* SET TASK
Transcribe the listing below from its opening line up to and including the line that contains "const percents = [43.9, 30.2, 4.1, 2.2, 1.6, 1.4];"; reproduce nothing else.

* DATA SEGMENT
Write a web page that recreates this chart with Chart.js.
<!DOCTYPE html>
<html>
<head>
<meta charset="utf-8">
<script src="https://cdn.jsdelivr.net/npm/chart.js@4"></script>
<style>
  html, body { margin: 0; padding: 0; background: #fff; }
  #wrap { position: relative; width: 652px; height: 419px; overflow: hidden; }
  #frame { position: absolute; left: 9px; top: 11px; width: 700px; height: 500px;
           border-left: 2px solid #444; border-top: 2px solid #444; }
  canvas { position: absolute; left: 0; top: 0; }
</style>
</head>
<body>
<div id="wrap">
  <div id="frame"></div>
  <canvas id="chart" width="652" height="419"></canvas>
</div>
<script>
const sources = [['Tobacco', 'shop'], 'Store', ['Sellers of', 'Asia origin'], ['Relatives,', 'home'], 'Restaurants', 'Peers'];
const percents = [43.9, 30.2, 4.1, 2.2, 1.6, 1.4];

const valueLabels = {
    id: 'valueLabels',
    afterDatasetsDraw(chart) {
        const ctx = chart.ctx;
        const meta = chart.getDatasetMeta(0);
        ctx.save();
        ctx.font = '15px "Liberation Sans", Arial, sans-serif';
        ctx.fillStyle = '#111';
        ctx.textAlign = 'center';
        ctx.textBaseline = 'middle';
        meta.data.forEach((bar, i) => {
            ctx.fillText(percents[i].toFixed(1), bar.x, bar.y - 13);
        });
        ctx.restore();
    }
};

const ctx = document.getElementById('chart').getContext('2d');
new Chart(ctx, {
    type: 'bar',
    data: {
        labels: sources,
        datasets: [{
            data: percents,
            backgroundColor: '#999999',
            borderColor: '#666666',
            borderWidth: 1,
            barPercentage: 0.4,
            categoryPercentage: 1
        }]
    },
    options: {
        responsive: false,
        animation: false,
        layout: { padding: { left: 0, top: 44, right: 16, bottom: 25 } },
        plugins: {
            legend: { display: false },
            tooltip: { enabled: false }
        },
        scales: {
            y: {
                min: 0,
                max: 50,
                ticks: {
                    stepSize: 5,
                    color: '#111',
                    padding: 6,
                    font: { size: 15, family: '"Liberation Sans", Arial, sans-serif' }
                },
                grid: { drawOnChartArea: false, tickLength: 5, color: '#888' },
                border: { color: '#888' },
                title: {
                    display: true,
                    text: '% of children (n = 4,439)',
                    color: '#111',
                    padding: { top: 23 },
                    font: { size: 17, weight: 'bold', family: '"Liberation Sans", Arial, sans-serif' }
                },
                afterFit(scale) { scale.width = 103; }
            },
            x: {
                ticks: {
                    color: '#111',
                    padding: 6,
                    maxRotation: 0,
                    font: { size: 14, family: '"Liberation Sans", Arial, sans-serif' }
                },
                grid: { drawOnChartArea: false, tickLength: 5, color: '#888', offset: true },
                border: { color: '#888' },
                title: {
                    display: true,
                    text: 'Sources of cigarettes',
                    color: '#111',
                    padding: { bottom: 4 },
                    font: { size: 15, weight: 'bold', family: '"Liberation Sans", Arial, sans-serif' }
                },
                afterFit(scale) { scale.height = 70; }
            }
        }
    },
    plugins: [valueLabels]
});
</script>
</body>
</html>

* WORKED SOLUTION
Write a web page that recreates this chart with Chart.js.
<!DOCTYPE html>
<html>
<head>
<meta charset="utf-8">
<script src="https://cdn.jsdelivr.net/npm/chart.js@4"></script>
<style>
  html, body { margin: 0; padding: 0; background: #fff; }
  #wrap { position: relative; width: 652px; height: 419px; overflow: hidden; }
  #frame { position: absolute; left: 9px; top: 11px; width: 700px; height: 500px;
           border-left: 2px solid #444; border-top: 2px solid #444; }
  canvas { position: absolute; left: 0; top: 0; }
</style>
</head>
<body>
<div id="wrap">
  <div id="frame"></div>
  <canvas id="chart" width="652" height="419"></canvas>
</div>
<script>
const sources = [['Tobacco', 'shop'], 'Store', ['Sellers of', 'Asia origin'], ['Relatives,', 'home'], 'Restaurants', 'Peers'];
const percents = [43.9, 30.2, 4.1, 2.2, 1.6, 1.4];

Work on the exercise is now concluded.